Even David, the poet king, was troubled about the terrible sins he had committed—adultery with Bathsheba and the arranged murder of her husband.

“Wash me thoroughly from my iniquity and cleanse me from my sin! For I know my transgressions, and my sin is ever before me” (Psalm 51:2–3).

In my pre-Christian life, I committed sins of which I am ashamed. Thankfully, none of them were the sins addressed above. From time to time, one of these sins pops into my mind with shame attached to it. I know that Christians will say, “Reject it.” Well, of course. I believe I am forgiven. But there’s still that brief feeling of shame. They may also say, “Rebuke the devil. He’s the one that planted that thought there.” Well, I’m glad you know the source of that thought, but I don’t. Okay, perhaps it was the devil. Now what? Regardless, I find relief simply by asking the Lord to forgive me, knowing that He already has, which sounds silly, I guess. But I just want Him to know I realize how bad my sin was. How I respond to that thought actually increases my thankfulness for His forgiveness and my salvation. So, perhaps He’s the one who brought it to mind.

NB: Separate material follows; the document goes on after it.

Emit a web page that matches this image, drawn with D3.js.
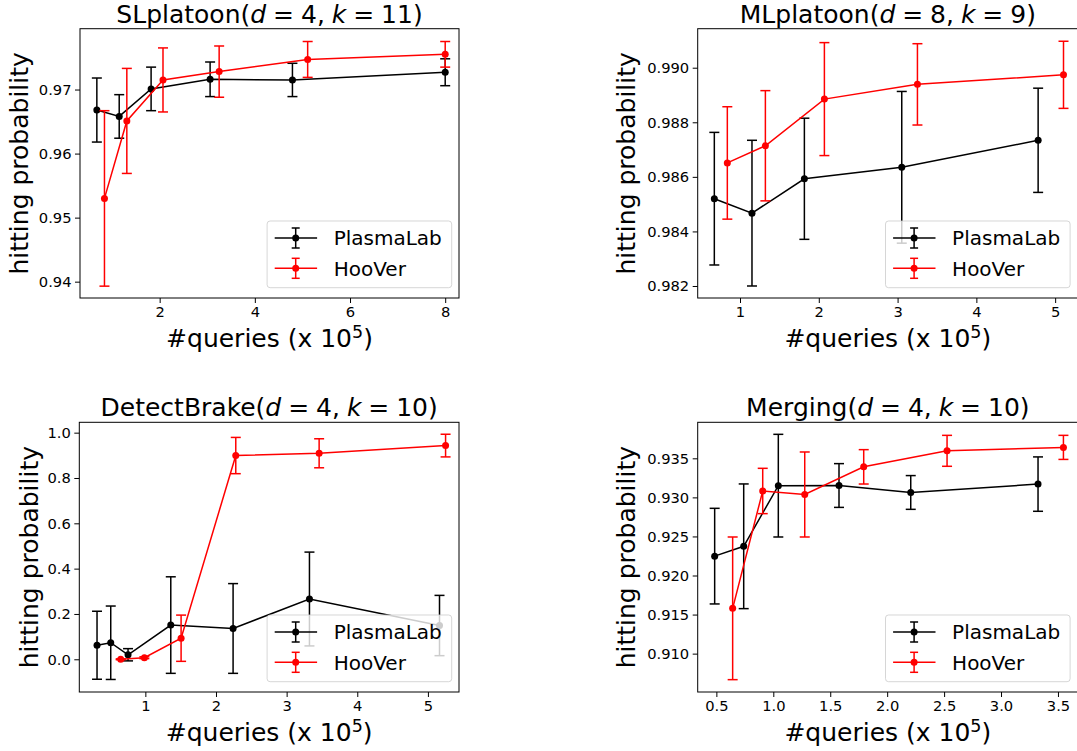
<!DOCTYPE html>
<html>
<head>
<meta charset="utf-8">
<script src="https://cdn.jsdelivr.net/npm/d3@7"></script>
<style>
  body { margin: 0; background: #fff; }
  svg { display: block; font-family: "DejaVu Sans", sans-serif; }
</style>
</head>
<body>
<svg id="chart" width="1077" height="751"></svg>
<script>
// series names / colours
const seriesNames = ['PlasmaLab', 'HooVer'];
const seriesColors = ['#000000', '#ff0000'];

// SLplatoon (d=4, k=11)
const slPlasmaQ = [0.68, 1.15, 1.82, 3.06, 4.79, 8.0];
const slPlasmaP = [0.9668, 0.9658, 0.9701, 0.9716, 0.9715, 0.9727];
const slPlasmaE = [0.0050, 0.0034, 0.0034, 0.0027, 0.0026, 0.0021];
const slHooQ = [0.84, 1.31, 2.07, 3.25, 5.11, 8.0];
const slHooP = [0.9530, 0.9651, 0.9715, 0.9728, 0.9747, 0.9755];
const slHooE = [0.0137, 0.0082, 0.0050, 0.0040, 0.0028, 0.0020];
const slXTicks = [2, 4, 6, 8];
const slYTicks = [0.94, 0.95, 0.96, 0.97];

// MLplatoon (d=8, k=9)
const mlPlasmaQ = [0.674, 1.152, 1.817, 3.053, 4.784];
const mlPlasmaP = [0.98520, 0.98467, 0.98593, 0.98635, 0.98734];
const mlPlasmaE = [0.00243, 0.00267, 0.00222, 0.00278, 0.00191];
const mlHooQ = [0.839, 1.322, 2.071, 3.252, 5.106];
const mlHooP = [0.98651, 0.98714, 0.98885, 0.98939, 0.98974];
const mlHooE = [0.00206, 0.00202, 0.00207, 0.00149, 0.00123];
const mlXTicks = [1, 2, 3, 4, 5];
const mlYTicks = [0.982, 0.984, 0.986, 0.988, 0.990];

// DetectBrake (d=4, k=10)
const dbPlasmaQ = [0.316, 0.510, 0.755, 1.36, 2.242, 3.323, 5.164];
const dbPlasmaP = [0.062, 0.073, 0.020, 0.151, 0.136, 0.266, 0.149];
const dbPlasmaE = [0.150, 0.162, 0.027, 0.213, 0.198, 0.207, 0.133];
const dbHooQ = [0.651, 0.986, 1.506, 2.28, 3.46, 5.25];
const dbHooP = [0.0, 0.007, 0.093, 0.899, 0.909, 0.943];
const dbHooE = [0.002, 0.004, 0.102, 0.080, 0.064, 0.050];
const dbXTicks = [1, 2, 3, 4, 5];
const dbYTicks = [0.0, 0.2, 0.4, 0.6, 0.8, 1.0];

// Merging (d=4, k=10)
const mgPlasmaQ = [0.485, 0.740, 1.044, 1.577, 2.207, 3.325];
const mgPlasmaP = [0.92248, 0.92374, 0.93150, 0.93152, 0.93063, 0.93170];
const mgPlasmaE = [0.00612, 0.00798, 0.00657, 0.00280, 0.00216, 0.00348];
const mgHooQ = [0.643, 0.907, 1.276, 1.794, 2.526, 3.548];
const mgHooP = [0.91580, 0.93082, 0.93037, 0.93391, 0.93596, 0.93640];
const mgHooE = [0.00913, 0.00290, 0.00544, 0.00220, 0.00198, 0.00154];
const mgXTicks = [0.5, 1.0, 1.5, 2.0, 2.5, 3.0, 3.5];
const mgYTicks = [0.910, 0.915, 0.920, 0.925, 0.930, 0.935];

const panels = [
  { name: 'SLplatoon', d: 4, k: 11, box: [80, 28.7, 459, 298],
    xDomain: [0.326, 8.29], yDomain: [0.93745, 0.9795],
    xTicks: slXTicks, yTicks: slYTicks, xFmt: 'd', yFmt: '.2f', ylabelOff: 52,
    series: [[slPlasmaQ, slPlasmaP, slPlasmaE], [slHooQ, slHooP, slHooE]] },
  { name: 'MLplatoon', d: 8, k: 9, box: [697.7, 28.7, 1078, 298],
    xDomain: [0.463, 5.29], yDomain: [0.98156, 0.99143],
    xTicks: mlXTicks, yTicks: mlYTicks, xFmt: 'd', yFmt: '.3f', ylabelOff: 62.5,
    series: [[mlPlasmaQ, mlPlasmaP, mlPlasmaE], [mlHooQ, mlHooP, mlHooE]] },
  { name: 'DetectBrake', d: 4, k: 10, box: [79.3, 422.3, 459, 692],
    xDomain: [0.065, 5.44], yDomain: [-0.1443, 1.0457],
    xTicks: dbXTicks, yTicks: dbYTicks, xFmt: 'd', yFmt: '.1f', ylabelOff: 41.5,
    series: [[dbPlasmaQ, dbPlasmaP, dbPlasmaE], [dbHooQ, dbHooP, dbHooE]] },
  { name: 'Merging', d: 4, k: 10, box: [697.7, 422.3, 1078, 692],
    xDomain: [0.336, 3.676], yDomain: [0.90509, 0.93961],
    xTicks: mgXTicks, yTicks: mgYTicks, xFmt: '.1f', yFmt: '.3f', ylabelOff: 62.5,
    series: [[mgPlasmaQ, mgPlasmaP, mgPlasmaE], [mgHooQ, mgHooP, mgHooE]] }
];

const svg = d3.select('#chart');
const tickFont = 14.7;
const labelFont = 25;
const capHalf = 5;

function drawPanel(p) {
  const [x0, y0, x1, y1] = p.box;
  const x = d3.scaleLinear().domain(p.xDomain).range([x0, x1]);
  const y = d3.scaleLinear().domain(p.yDomain).range([y1, y0]);
  const g = svg.append('g');

  // Axes
  const xAxis = g.append('g')
    .attr('transform', `translate(0,${y1})`)
    .call(d3.axisBottom(x).tickValues(p.xTicks).tickFormat(d3.format(p.xFmt))
      .tickSize(5).tickPadding(3.6));
  const yAxis = g.append('g')
    .attr('transform', `translate(${x0},0)`)
    .call(d3.axisLeft(y).tickValues(p.yTicks).tickFormat(d3.format(p.yFmt))
      .tickSize(5).tickPadding(3.5));
  [xAxis, yAxis].forEach(a => {
    a.select('.domain').remove();
    a.attr('font-family', null).attr('font-size', null);
    a.selectAll('text').style('font-size', tickFont + 'px').attr('fill', '#000');
    a.selectAll('line').attr('stroke', '#000').attr('stroke-width', 1);
  });

  // Spines
  g.append('rect')
    .attr('x', x0).attr('y', y0)
    .attr('width', x1 - x0).attr('height', y1 - y0)
    .attr('fill', 'none').attr('stroke', '#000').attr('stroke-width', 1);

  // Series with error bars
  p.series.forEach((s, i) => {
    const color = seriesColors[i];
    const pts = s[0].map((q, j) => ({ q: q, v: s[1][j], e: s[2][j] }));
    const sg = g.append('g');

    sg.selectAll('.bar').data(pts).enter().append('line')
      .attr('x1', d => x(d.q)).attr('x2', d => x(d.q))
      .attr('y1', d => y(d.v - d.e)).attr('y2', d => y(d.v + d.e))
      .attr('stroke', color).attr('stroke-width', 1.5);

    ['lo', 'hi'].forEach(side => {
      sg.selectAll('.cap-' + side).data(pts).enter().append('line')
        .attr('x1', d => x(d.q) - capHalf).attr('x2', d => x(d.q) + capHalf)
        .attr('y1', d => y(side === 'lo' ? d.v - d.e : d.v + d.e))
        .attr('y2', d => y(side === 'lo' ? d.v - d.e : d.v + d.e))
        .attr('stroke', color).attr('stroke-width', 1.5);
    });

    sg.append('path').datum(pts)
      .attr('d', d3.line().x(d => x(d.q)).y(d => y(d.v)))
      .attr('fill', 'none').attr('stroke', color).attr('stroke-width', 1.5);

    sg.selectAll('circle').data(pts).enter().append('circle')
      .attr('cx', d => x(d.q)).attr('cy', d => y(d.v))
      .attr('r', 3.5).attr('fill', color);
  });

  // Title
  const cx = (x0 + x1) / 2;
  const title = g.append('text')
    .attr('x', cx).attr('y', y0 - 6)
    .attr('text-anchor', 'middle')
    .style('font-size', labelFont + 'px')
    .style('word-spacing', '-1px');
  title.append('tspan').text(p.name + '(');
  title.append('tspan').style('font-style', 'italic').text('d');
  title.append('tspan').text(' = ' + p.d + ', ');
  title.append('tspan').style('font-style', 'italic').text('k');
  title.append('tspan').text(' = ' + p.k + ')');

  // X label
  const xl = g.append('text')
    .attr('x', cx).attr('y', y1 + 49)
    .attr('text-anchor', 'middle')
    .style('font-size', labelFont + 'px');
  xl.append('tspan').text('#queries (x 10');
  xl.append('tspan').attr('dy', -9).style('font-size', '17.5px').text('5');
  xl.append('tspan').attr('dy', 9).text(')');

  // Y label
  g.append('text')
    .attr('transform', `translate(${x0 - p.ylabelOff},${(y0 + y1) / 2}) rotate(-90)`)
    .attr('text-anchor', 'middle')
    .style('font-size', labelFont + 'px')
    .text('hitting probability');

  // Legend
  const lw = 184.6, lh = 66.7;
  const lx = Math.min(x1, 1077.7) - 7.3 - lw + (x1 > 1077 ? -0.3 : 0);
  const ly = y1 - 10.3 - lh;
  const lg = g.append('g').attr('transform', `translate(${lx},${ly})`);
  lg.append('rect')
    .attr('width', lw).attr('height', lh).attr('rx', 3)
    .attr('fill', '#fff').attr('fill-opacity', 0.8)
    .attr('stroke', '#cccccc').attr('stroke-opacity', 0.8).attr('stroke-width', 1);
  seriesNames.forEach((name, i) => {
    const ry = 17 + i * 30.3;
    const c = seriesColors[i];
    lg.append('line').attr('x1', 7.6).attr('x2', 50).attr('y1', ry).attr('y2', ry)
      .attr('stroke', c).attr('stroke-width', 1.5);
    lg.append('line').attr('x1', 28.6).attr('x2', 28.6).attr('y1', ry - 10).attr('y2', ry + 10)
      .attr('stroke', c).attr('stroke-width', 1.5);
    [-10, 10].forEach(o => {
      lg.append('line').attr('x1', 24.6).attr('x2', 32.6).attr('y1', ry + o).attr('y2', ry + o)
        .attr('stroke', c).attr('stroke-width', 1.5);
    });
    lg.append('circle').attr('cx', 28.6).attr('cy', ry).attr('r', 3.5).attr('fill', c);
    lg.append('text').attr('x', 66.6).attr('y', ry + 7.2)
      .style('font-size', '20px').attr('fill', '#000').text(name);
  });
}

panels.forEach(drawPanel);
</script>
</body>
</html>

So, what would I do if I had committed one of the awful sins I wrote about earlier? I think the shame attached to that would be so much greater by several orders of magnitude than what I did that it would bring me to my knees.  So, I wouldn’t say, “Reject it,” or “Rebuke the devil,” but, “Hit your knees.”

And that’s okay. It’s okay to be brought to our knees.

To the ones who feel dominated by the guilt and shame of previous sins, I would encourage such a one to deal with it with the Lord in sincere prayer. The lingering shame may last a lifetime. Go ahead and pour your heart out. Just you and Him. God will meet you there.

1All Scripture quotations are from The Holy Bible: English Standard Version. (2016). Wheaton, IL: Crossway Bibles.